Even though manufacturers have reported solid growth in recent weeks, and the US economy has continued to turn in respectable albeit slower performance, the Fed’s ‘beige book’ survey added more evidence that concerns are building.
President Donald Trump’s aggressive trade policies, Brexit and other issues are showing signs of hitting global growth. Trump slapped punishing tariffs on steel and aluminum imports, as well as $250 billion in goods from China, which drew retaliation against US products.
Meanwhile, wage increases are becoming more widespread as companies compete to fill open positions, although prices ‘continued to increase at a modest-to-moderate pace’ as firms seeing higher input costs still cannot consistently pass them along to consumers, the report said.
The anecdotal reports in the beige book are consistent with the outlooks offered by the International Monetary Fund and Organization for Economic Cooperation and Development, which have downgraded forecasts for US and global growth this year amid major trade frictions, Brexit and other factors.
And New York Federal Reserve Bank President John Williams said in a speech on Wednesday that the US economy would ‘slow considerably’ this year to around two percent as the boost from last year’s economic stimulus fades.
Many of the Fed’s 12 regional banks said manufacturing activity remained solid or rose and the San Francisco Fed cited a steel manufacturer in Oregon that ‘noted strong activity in the industry due to lower competition from abroad arising from trade policy actions.’
However, ‘numerous manufacturing contacts conveyed concerns about weakening global demand, higher costs due to tariffs and ongoing trade policy uncertainty,’ the Fed said in the report, prepared in advance of the monetary policy meeting of March 19-20.
And in spite of Trump’s goal to reduce the US trade imbalance, the US merchandise trade deficit soared last year to its highest level ever, while goods deficits with China, Mexico and the European Union likewise hit records.
Jobs not college?
Concerns in American industry were becoming more widespread than in previous reports which for months have expressed worries about the uncertainty caused by the trade friction.
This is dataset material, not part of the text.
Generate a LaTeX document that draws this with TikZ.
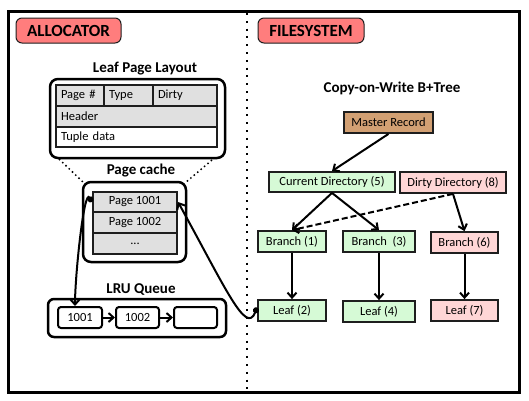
\documentclass[tikz,border=0pt]{standalone}
\usepackage{fontspec}
\setmainfont{Carlito}
\usetikzlibrary{arrows.meta}
\definecolor{hdr}{RGB}{255,125,125}
\definecolor{grn}{RGB}{214,250,214}
\definecolor{pnk}{RGB}{255,214,214}
\definecolor{tan}{RGB}{210,160,115}
\definecolor{cellgray}{RGB}{224,224,224}
\definecolor{edge}{RGB}{30,30,30}
\tikzset{
  boxtxt/.style={font=\fontsize{12.5}{14}\selectfont},
  titletxt/.style={font=\bfseries\fontsize{15}{17}\selectfont, inner sep=0pt},
  header/.style={draw=edge, line width=1pt, fill=hdr, rounded corners=6pt,
    font=\bfseries\fontsize{17}{19}\selectfont, minimum height=25pt, inner sep=0pt},
  outerbox/.style={draw=black, line width=2.5pt, rounded corners=8pt, inner sep=0pt},
  cell/.style={draw=edge, line width=2pt, boxtxt, inner sep=0pt, minimum height=21pt},
  lcell/.style={draw=edge, line width=2pt, boxtxt, inner xsep=5pt, inner ysep=0pt,
    minimum height=21pt, align=left},
  qbox/.style={draw=black, line width=2pt, rounded corners=3pt, boxtxt, inner sep=0pt,
    minimum height=21pt},
  tree/.style={draw=edge, line width=1.8pt, boxtxt, inner sep=0pt, minimum height=21pt},
  link/.style={line width=2pt, -{Straight Barb[length=5pt,width=9pt,line width=2pt]}},
}
\begin{document}
\begin{tikzpicture}[x=1pt,y=-1pt]
\useasboundingbox (0,0) rectangle (529,400);
% frame
\draw[line width=3pt] (8,11) rectangle (519,392);
\coordinate (dtop) at (247,13);
\coordinate (dbot) at (247,392);
\draw[line width=2pt, dash pattern=on 2pt off 5.8pt] (dtop) -- (dbot);
% headers
\node[header, minimum width=105pt] (alloc) at (68.5,30.5) {ALLOCATOR};
\node[header, minimum width=106pt] (fs) at (311,30.5) {FILESYSTEM};
% Leaf page layout
\node[titletxt] (tlayout) at (145,69) {Leaf Page Layout};
\node[outerbox, minimum width=175pt, minimum height=79pt] (layout) at (137.5,118.5) {};
\node[lcell, fill=cellgray, text width=38pt] (pnum) at (80,95.5) {Page \#};
\node[lcell, fill=cellgray, text width=39pt] (ptype) at (128.5,95.5) {Type};
\node[lcell, fill=cellgray, text width=54pt] (pdirty) at (185,95.5) {Dirty};
\node[lcell, fill=cellgray, text width=151pt] (phead) at (136.5,116.5) {Header};
\node[lcell, fill=white, text width=151pt, minimum height=20pt] (ptuple) at (136.5,137) {Tuple data};
% Page cache
\node[titletxt] (tcache) at (141,171) {Page cache};
\node[outerbox, minimum width=103pt, minimum height=80pt] (cache) at (134.5,222) {};
\node[cell, fill=cellgray, minimum width=84pt, minimum height=20pt] (c1) at (135,202) {Page 1001};
\node[cell, fill=cellgray, minimum width=84pt] (c2) at (135,222.5) {Page 1002};
\node[cell, fill=cellgray, minimum width=84pt] (c3) at (135,243.5) {...};
% dotted zoom lines
\coordinate (lz1) at (59,159);
\coordinate (lz2) at (84,183);
\coordinate (rz1) at (212,160);
\coordinate (rz2) at (185,183);
\draw[line width=1.5pt, dash pattern=on 1.5pt off 3pt] (lz1) -- (lz2);
\draw[line width=1.5pt, dash pattern=on 1.5pt off 3pt] (rz1) -- (rz2);
% LRU queue
\node[titletxt] (tlru) at (141,290) {LRU Queue};
\node[outerbox, rounded corners=6pt, minimum width=178pt, minimum height=38pt] (lru) at (137,318) {};
\node[qbox, minimum width=44pt] (q1) at (80,317.5) {1001};
\node[qbox, minimum width=43pt] (q2) at (137.5,317.5) {1002};
\node[qbox, minimum width=43pt] (q3) at (195.5,317.5) {};
\draw[link] (q1) -- (q2);
\draw[link] (q2) -- (q3);
% B+tree
\node[titletxt] (ttree) at (392,88) {Copy-on-Write B+Tree};
\node[tree, fill=tan, minimum width=89pt] (master) at (388.5,122.5) {Master Record};
\node[tree, fill=grn, minimum width=126pt, minimum height=20pt] (cur) at (332,182) {Current Directory (5)};
\node[tree, fill=pnk, minimum width=106pt] (dirty) at (453,182.5) {Dirty Directory (8)};
\node[tree, fill=grn, minimum width=68pt] (b1) at (292,241.5) {Branch (1)};
\node[tree, fill=grn, minimum width=72pt] (b3) at (379,241.5) {Branch\ \ (3)};
\node[tree, fill=pnk, minimum width=67pt] (b6) at (464.5,242.5) {Branch (6)};
\node[tree, fill=grn, minimum width=68pt] (l2) at (292,310.5) {Leaf (2)};
\node[tree, fill=grn, minimum width=72pt] (l4) at (379,311.5) {Leaf (4)};
\node[tree, fill=pnk, minimum width=67pt] (l7) at (464.5,310.5) {Leaf (7)};
\draw[link] (master.south) -- (cur.north);
\draw[link] (cur.south) -- (b1.north);
\draw[link] (cur.south) -- (b3.north);
\draw[link, dashed, dash pattern=on 6pt off 3pt] (dirty.south) -- (b1.north);
\draw[link] (dirty.south) -- (b6.north);
\draw[link] (b1) -- (l2);
\draw[link] (b3) -- (l4);
\draw[link] (b6) -- (l7);
% cross connectors
\draw[line width=2pt, {Circle[length=6pt]}-{Straight Barb[length=5pt,width=9pt,line width=2pt]}]
  (c1.west) .. controls +(-8,-14) and +(0,-30) .. ([xshift=-5pt]q1.north);
\draw[line width=2pt, {Circle[length=6pt]}-{Straight Barb[length=5pt,width=9pt,line width=2pt]}]
  ([yshift=3pt]l2.west) .. controls +(-11,28) and +(48,87) .. (c1.east);
\end{tikzpicture}
\end{document}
The Cleveland Fed laid out factors weighing on demand and the growth outlook, including ‘slower global growth – particularly in Europe and China,’ as well as ‘continued uncertainty about the future of tariffs on steel and aluminum and ongoing US-China trade negotiations,’ and ‘decreased consumer confidence.’
Meanwhile, tight labor markets continue to serve as a brake on expansion throughout the United States and that is obliging companies in many areas to raise wages and other benefits for low-skilled and high-skilled workers.
‘Labor markets remained tight for all skill levels, including notable worker shortages for positions relating to information technology, manufacturing, trucking, restaurants and construction,’ the report said.
And the St. Louis Fed cited reports of falling enrollment in colleges ‘as potential students were increasingly choosing to enter the labor market’ instead of pursuing higher education.